To many a Welshman and woman the visit of this famous document to our capital city is about as welcome as an armwrestle with the Incredible Hulk – thanks in no small part to a line stating that (in modern English):
”…. and also that from henceforth no Person or Persons that use the Welsh Speech or Language, shall have or enjoy any manner Office or Fees within this Realm of England, Wales, or other the King’s Dominion, upon Pain of forfeiting the same Offices or Fees, unless he or they use and exercise the English Speech or Language….”
(And I thought it was German that capitalised nouns in their sentences?!…. And also it’s slightly sexist!)
Of course, 1993 saw an ammendment to this law, but the Welsh language has far from prospered because of it – at least prior to the early 90’s.
Many a Cornishman or woman might now be wanting me to explain that there has never been an Act of Union between Cornwall and England, and the 1536 writer of our document even went as far as including “Cornwallia / Cornubia” in his mid-sixteenth-century description of the FOUR realms over which he ruled.

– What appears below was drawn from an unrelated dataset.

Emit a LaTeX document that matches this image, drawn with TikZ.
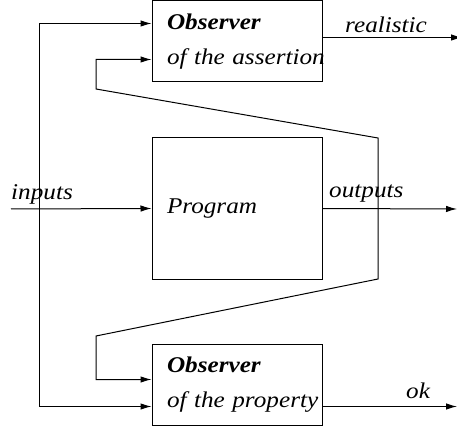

But I digress. Why am I bringing up this ancient piece of paper and its aching significance today? Well, for the simple reason that I’d like to prove Harri’r Wythfed (Henry the Eighth) didn’t get it all wrong.
Aside from Wales and her judical system, the man who had 6 wives (or a mere 2 in the eyes of the church) wasn’t so bad after all. Whether he knew it or not, his simple yet Pope-annoying idea of an ecclisiastic divorce (cool metaphor, huh?) was a pretty darn good idea. And, yes, I’m more than aware that I’ll now most likely receive angry comments from anyone considering themselves Catholic these days, but do hear me out!
To many a Catholic Christian, marriage is a sacred bond between a man and his wife – a ‘God’ given gift of love, trust, understanding and unselfishness, if you will. But what of the men and women who choose to mistreat their partners – both verbally and physically? To the modern day citizen of our modern day world (at least in this country), a divorce would be the logical way to go. Now I’m not prepared to go into how difficult this can be for partners for various reasons – but, thanks to ‘good, olde’ Henry, it is a possibility!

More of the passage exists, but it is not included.